THE REQUEST: In the entries below, print exactly the lines from the first through the one with "const y = d3.scaleLinear().domain([-6, 6]).range([699, 12]);", both included, and none of the pictures.

SUPPLIED DATA:
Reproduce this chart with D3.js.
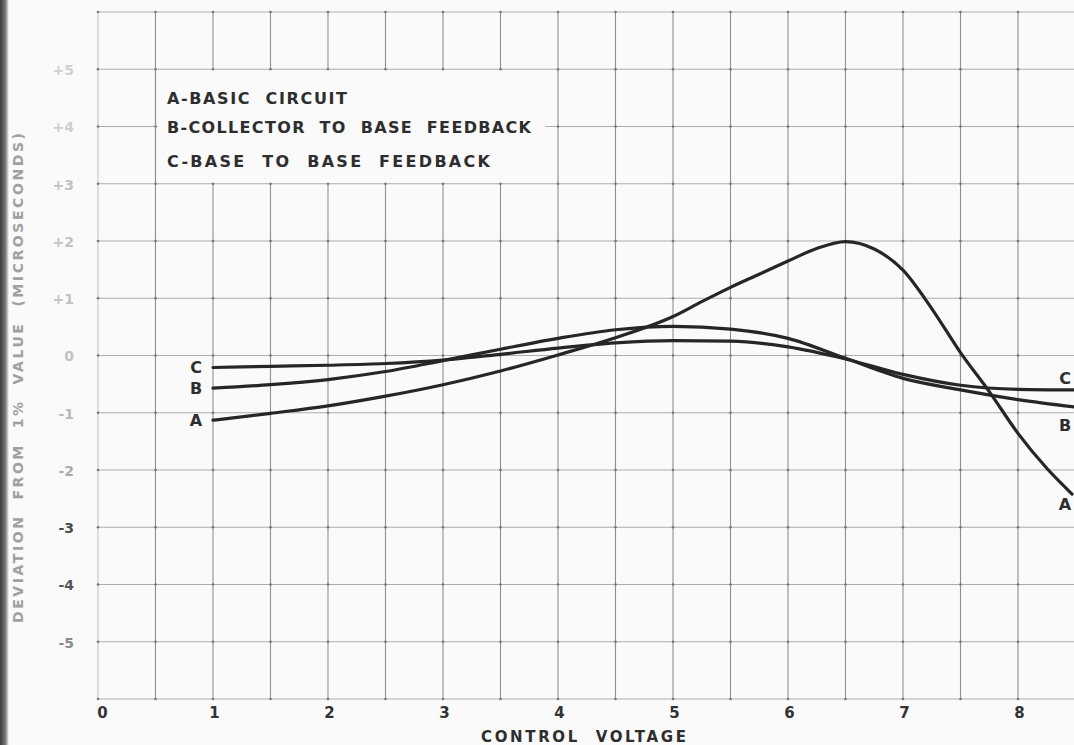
<!DOCTYPE html>
<html>
<head>
<meta charset="utf-8">
<script src="https://cdn.jsdelivr.net/npm/d3@7"></script>
<style>
  html, body { margin: 0; padding: 0; background: #fafafa; }
  svg { display: block; }
  text { font-family: "DejaVu Sans", sans-serif; font-weight: bold; }
</style>
</head>
<body>
<svg id="chart" width="1074" height="745"></svg>
<script>
// ---- data ----
const xTickValues = [0, 1, 2, 3, 4, 5, 6, 7, 8];
const xTickLabels = ["0", "1", "2", "3", "4", "5", "6", "7", "8"];
const yTickValues = [5, 4, 3, 2, 1, 0, -1, -2, -3, -4, -5];
const yTickLabels = ["+5", "+4", "+3", "+2", "+1", "0", "-1", "-2", "-3", "-4", "-5"];

const voltageA   = [1, 1.5, 2, 2.5, 3, 3.5, 4, 4.5, 5, 5.25, 5.5, 5.75, 6, 6.25, 6.5, 6.75, 7, 7.25, 7.5, 7.75, 8, 8.25, 8.47];
const deviationA = [-1.13, -1.01, -0.88, -0.71, -0.51, -0.27, 0.01, 0.31, 0.68, 0.94, 1.19, 1.42, 1.65, 1.87, 1.99, 1.86, 1.49, 0.82, 0.05, -0.63, -1.36, -1.97, -2.42];

const voltageBC  = [1, 1.5, 2, 2.5, 3, 3.5, 4, 4.5, 5, 5.5, 6, 6.5, 7, 7.5, 8, 8.5];
const deviationB = [-0.57, -0.51, -0.42, -0.28, -0.09, 0.11, 0.3, 0.45, 0.51, 0.46, 0.3, -0.05, -0.4, -0.6, -0.77, -0.9];
const deviationC = [-0.21, -0.19, -0.17, -0.14, -0.08, 0.02, 0.13, 0.22, 0.26, 0.25, 0.15, -0.06, -0.33, -0.52, -0.59, -0.6];

const curveNames = ["A", "B", "C"];
const legendLabels = ["A-BASIC  CIRCUIT", "B-COLLECTOR  TO  BASE  FEEDBACK", "C-BASE  TO  BASE  FEEDBACK"];
const xTitle = "CONTROL  VOLTAGE";
const yTitle = "DEVIATION  FROM  1%  VALUE  (MICROSECONDS)";

// ---- layout ----
const svg = d3.select("#chart");
const x = d3.scaleLinear().domain([0, 8]).range([98, 1018]);
const y = d3.scaleLinear().domain([-6, 6]).range([699, 12]);

// background
svg.append("rect").attr("width", 1074).attr("height", 745).attr("fill", "#fafafa");
const defs = svg.append("defs");
const grad = defs.append("linearGradient").attr("id", "edge").attr("x1", 0).attr("x2", 1);
grad.append("stop").attr("offset", 0).attr("stop-color", "#3a3a3a");
grad.append("stop").attr("offset", 0.6).attr("stop-color", "#777");
grad.append("stop").attr("offset", 1).attr("stop-color", "#fafafa");
svg.append("rect").attr("x", 0).attr("y", 0).attr("width", 9).attr("height", 745).attr("fill", "url(#edge)");

// grid
const vLines = d3.range(0, 8.51, 0.5);
const hLines = d3.range(-6, 6.01, 1);
const grid = svg.append("g");
grid.selectAll("line.h").data(hLines).join("line")
  .attr("x1", x(0)).attr("x2", 1074)
  .attr("y1", d => y(d)).attr("y2", d => y(d))
  .attr("stroke", "#adadad").attr("stroke-width", 1.1);
grid.selectAll("line.v").data(vLines).join("line")
  .attr("x1", d => x(d)).attr("x2", d => x(d))
  .attr("y1", y(6)).attr("y2", y(-6))
  .attr("stroke", d => d === 0 ? "#c4c4c4" : "#8f8f8f").attr("stroke-width", 1.1);
// intersection dots
const pts = [];
vLines.forEach(vx => hLines.forEach(hy => pts.push([vx, hy])));
grid.selectAll("circle").data(pts).join("circle")
  .attr("cx", d => x(d[0])).attr("cy", d => y(d[1])).attr("r", 1.3).attr("fill", "#777");

// legend box (covers grid)
svg.append("rect")
  .attr("x", x(0.52)).attr("y", y(4.98))
  .attr("width", x(3.89) - x(0.52)).attr("height", y(3.02) - y(4.98))
  .attr("fill", "#fafafa");
svg.append("line").attr("x1", x(0.5)).attr("x2", x(0.5)).attr("y1", y(5)).attr("y2", y(3))
  .attr("stroke", "#8f8f8f").attr("stroke-width", 1.1);

const legendBaselines = [104, 133, 167];
const legendWidths = [180, 364, 323];
svg.append("g").selectAll("text").data(legendLabels).join("text")
  .attr("x", 167).attr("y", (d, i) => legendBaselines[i])
  .attr("font-size", 16).attr("fill", "#2e2e2e")
  .attr("textLength", (d, i) => legendWidths[i]).attr("lengthAdjust", "spacing")
  .style("white-space", "pre")
  .text(d => d);

// curves
const line = d3.line().x(d => x(d[0])).y(d => y(d[1])).curve(d3.curveMonotoneX);
const series = [
  d3.zip(voltageA, deviationA),
  d3.zip(voltageBC, deviationB),
  d3.zip(voltageBC, deviationC)
];
svg.append("g").selectAll("path").data(series).join("path")
  .attr("d", line).attr("fill", "none")
  .attr("stroke", "#262626").attr("stroke-width", 3.2)
  .attr("stroke-linecap", "round").attr("stroke-linejoin", "round");

// curve labels
const rightOffsets = [10, 18, -12];
const lbl = svg.append("g").attr("font-size", 16).attr("fill", "#2e2e2e").attr("text-anchor", "middle");
series.forEach((s, i) => {
  lbl.append("text").attr("x", x(s[0][0]) - 17).attr("y", y(s[0][1])).attr("dy", "0.36em").text(curveNames[i]);
  const last = s[s.length - 1];
  lbl.append("text").attr("x", x(8) + 47).attr("y", y(last[1]) + rightOffsets[i]).attr("dy", "0.36em").text(curveNames[i]);
});

// x axis labels
const xAxis = d3.axisBottom(x).tickValues(xTickValues).tickSize(0).tickPadding(0)
  .tickFormat((d, i) => xTickLabels[i]);
const gx = svg.append("g").attr("transform", `translate(0, ${y(-6)})`).call(xAxis);
gx.select(".domain").remove();
gx.selectAll("text").attr("font-size", 15).attr("fill", "#333")
  .attr("font-family", "DejaVu Sans").attr("font-weight", "bold")
  .attr("y", 8).attr("dy", "0.71em").attr("dx", d => d === 0 ? 4 : 1);

// y axis labels
const yColors = ["#cfcfcf", "#cfcfcf", "#c2c2c2", "#c2c2c2", "#c2c2c2", "#c2c2c2", "#b8b8b8", "#aaa", "#4a4a4a", "#555", "#8a8a8a"];
const yAxis = d3.axisLeft(y).tickValues(yTickValues).tickSize(0).tickPadding(0)
  .tickFormat((d, i) => yTickLabels[i]);
const gy = svg.append("g").attr("transform", `translate(74, 0)`).call(yAxis);
gy.select(".domain").remove();
gy.selectAll("text").attr("font-size", 14)
  .attr("font-family", "DejaVu Sans").attr("font-weight", "bold")
  .attr("x", 0).attr("dy", "0.38em")
  .attr("fill", (d, i) => yColors[i]);

// titles
svg.append("text").attr("x", 481).attr("y", 742)
  .attr("font-size", 15).attr("fill", "#2e2e2e")
  .attr("textLength", 205).attr("lengthAdjust", "spacing")
  .style("white-space", "pre").text(xTitle);

svg.append("text")
  .attr("transform", "translate(23, 623) rotate(-90)")
  .attr("font-size", 14).attr("fill", "#a0a0a0")
  .attr("textLength", 490).attr("lengthAdjust", "spacing")
  .style("white-space", "pre").text(yTitle);
</script>
</body>
</html>
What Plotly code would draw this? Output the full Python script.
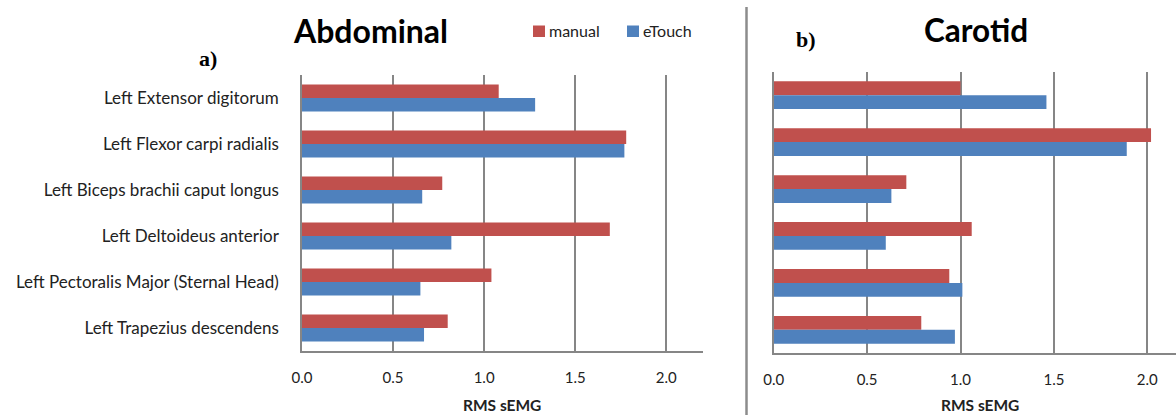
import plotly.graph_objects as go

categories = ["Left Extensor digitorum", "Left Flexor carpi radialis",
              "Left Biceps brachii caput longus", "Left Deltoideus anterior",
              "Left Pectoralis Major (Sternal Head)", "Left Trapezius descendens"]
abd_manual = [1.08, 1.78, 0.77, 1.69, 1.04, 0.80]
abd_etouch = [1.28, 1.77, 0.66, 0.82, 0.65, 0.67]
car_manual = [1.00, 2.02, 0.71, 1.06, 0.94, 0.79]
car_etouch = [1.46, 1.89, 0.63, 0.60, 1.01, 0.97]
x_ticks = [0.0, 0.5, 1.0, 1.5, 2.0]
series_names = ["manual", "eTouch"]

RED = "#C0504D"
BLUE = "#4F81BD"
GRID = "#868686"
FONT = "Lato"

W, H = 1176, 415

fig = go.Figure()
fig.add_trace(go.Bar(y=categories, x=abd_manual, orientation="h", name=series_names[0],
                     marker=dict(color=RED, line=dict(width=0)), xaxis="x", yaxis="y"))
fig.add_trace(go.Bar(y=categories, x=abd_etouch, orientation="h", name=series_names[1],
                     marker=dict(color=BLUE, line=dict(width=0)), xaxis="x", yaxis="y"))
fig.add_trace(go.Bar(y=categories, x=car_manual, orientation="h", name=series_names[0],
                     marker=dict(color=RED, line=dict(width=0)), xaxis="x2", yaxis="y2"))
fig.add_trace(go.Bar(y=categories, x=car_etouch, orientation="h", name=series_names[1],
                     marker=dict(color=BLUE, line=dict(width=0)), xaxis="x2", yaxis="y2"))

def px_x(p):
    return p / W

def px_y(p):
    return 1 - p / H

xcommon = dict(tickvals=x_ticks, tickformat=".1f", showgrid=True, gridcolor=GRID,
               gridwidth=1.5, showline=True, linecolor=GRID, linewidth=1.5,
               zeroline=False, ticks="", ticklabelstandoff=12, automargin=False,
               tickfont=dict(family=FONT, size=15, color="#222"))
fig.update_layout(
    width=W, height=H, margin=dict(l=0, r=0, t=0, b=0, autoexpand=False),
    paper_bgcolor="white", plot_bgcolor="white",
    barmode="group", bargap=0.41, bargroupgap=0,
    showlegend=False,
    xaxis=dict(domain=[px_x(302), px_x(702.7)], range=[0, 2.2], anchor="y", **xcommon),
    yaxis=dict(domain=[px_y(351), px_y(75)], autorange="reversed", anchor="x",
               showline=True, linecolor=GRID, linewidth=1.5, showgrid=False,
               ticks="", ticklabelstandoff=18, automargin=False,
               tickfont=dict(family=FONT, size=17, color="#222")),
    xaxis2=dict(domain=[px_x(773.7), 1.0], range=[0, (1176 - 773.7) / 186.8], anchor="y2", **xcommon),
    yaxis2=dict(domain=[px_y(353.3), px_y(71.7)], autorange="reversed", anchor="x2",
                showline=True, linecolor=GRID, linewidth=1.5, showgrid=False,
                showticklabels=False, ticks="", automargin=False),
)

ann = [
    dict(text="<b>Abdominal</b>", x=px_x(370), y=px_y(30), font=dict(family=FONT, size=32, color="black")),
    dict(text="<b>Carotid</b>", x=px_x(976), y=px_y(30), font=dict(family=FONT, size=31.5, color="black")),
    dict(text="<b>a)</b>", x=px_x(208), y=px_y(59), font=dict(family="Liberation Serif", size=22, color="black")),
    dict(text="<b>b)</b>", x=px_x(806), y=px_y(40), font=dict(family="Liberation Serif", size=22, color="black")),
    dict(text="<b>RMS sEMG</b>", x=px_x(502), y=px_y(405), font=dict(family=FONT, size=15.5, color="#222")),
    dict(text="<b>RMS sEMG</b>", x=px_x(979.5), y=px_y(405), font=dict(family=FONT, size=15.5, color="#222")),
]
for a in ann:
    fig.add_annotation(xref="paper", yref="paper", showarrow=False,
                       xanchor="center", yanchor="middle", **a)

# legend (manual key)
for name, color, sx in [(series_names[0], RED, 533), (series_names[1], BLUE, 627)]:
    fig.add_shape(type="rect", xref="paper", yref="paper",
                  x0=px_x(sx), x1=px_x(sx + 12), y0=px_y(37), y1=px_y(25.5),
                  fillcolor=color, line=dict(width=0))
    fig.add_annotation(xref="paper", yref="paper", showarrow=False,
                       x=px_x(sx + 14), y=px_y(31), xanchor="left", yanchor="middle",
                       text=name, font=dict(family=FONT, size=16, color="#222"))

fig.add_shape(type="line", xref="paper", yref="paper",
              x0=px_x(746.5), x1=px_x(746.5), y0=px_y(7), y1=0,
              line=dict(color="#8C8C8C", width=2.5))

fig.write_html("out.html")
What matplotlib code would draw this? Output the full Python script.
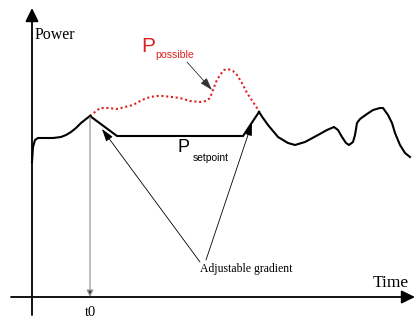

EXERCISE SOLUTION:
Reproduce this chart with D3.js.
<!DOCTYPE html>
<html>
<head>
<meta charset="utf-8">
<script src="https://cdn.jsdelivr.net/npm/d3@7"></script>
<style>
  html, body { margin: 0; padding: 0; background: #fafafa; }
  svg { display: block; }
  text { font-family: "DejaVu Sans", sans-serif; font-weight: bold; }
</style>
</head>
<body>
<svg id="chart" width="1074" height="745"></svg>
<script>
// ---- data ----
const xTickValues = [0, 1, 2, 3, 4, 5, 6, 7, 8];
const xTickLabels = ["0", "1", "2", "3", "4", "5", "6", "7", "8"];
const yTickValues = [5, 4, 3, 2, 1, 0, -1, -2, -3, -4, -5];
const yTickLabels = ["+5", "+4", "+3", "+2", "+1", "0", "-1", "-2", "-3", "-4", "-5"];

const voltageA   = [1, 1.5, 2, 2.5, 3, 3.5, 4, 4.5, 5, 5.25, 5.5, 5.75, 6, 6.25, 6.5, 6.75, 7, 7.25, 7.5, 7.75, 8, 8.25, 8.47];
const deviationA = [-1.13, -1.01, -0.88, -0.71, -0.51, -0.27, 0.01, 0.31, 0.68, 0.94, 1.19, 1.42, 1.65, 1.87, 1.99, 1.86, 1.49, 0.82, 0.05, -0.63, -1.36, -1.97, -2.42];

const voltageBC  = [1, 1.5, 2, 2.5, 3, 3.5, 4, 4.5, 5, 5.5, 6, 6.5, 7, 7.5, 8, 8.5];
const deviationB = [-0.57, -0.51, -0.42, -0.28, -0.09, 0.11, 0.3, 0.45, 0.51, 0.46, 0.3, -0.05, -0.4, -0.6, -0.77, -0.9];
const deviationC = [-0.21, -0.19, -0.17, -0.14, -0.08, 0.02, 0.13, 0.22, 0.26, 0.25, 0.15, -0.06, -0.33, -0.52, -0.59, -0.6];

const curveNames = ["A", "B", "C"];
const legendLabels = ["A-BASIC  CIRCUIT", "B-COLLECTOR  TO  BASE  FEEDBACK", "C-BASE  TO  BASE  FEEDBACK"];
const xTitle = "CONTROL  VOLTAGE";
const yTitle = "DEVIATION  FROM  1%  VALUE  (MICROSECONDS)";

// ---- layout ----
const svg = d3.select("#chart");
const x = d3.scaleLinear().domain([0, 8]).range([98, 1018]);
const y = d3.scaleLinear().domain([-6, 6]).range([699, 12]);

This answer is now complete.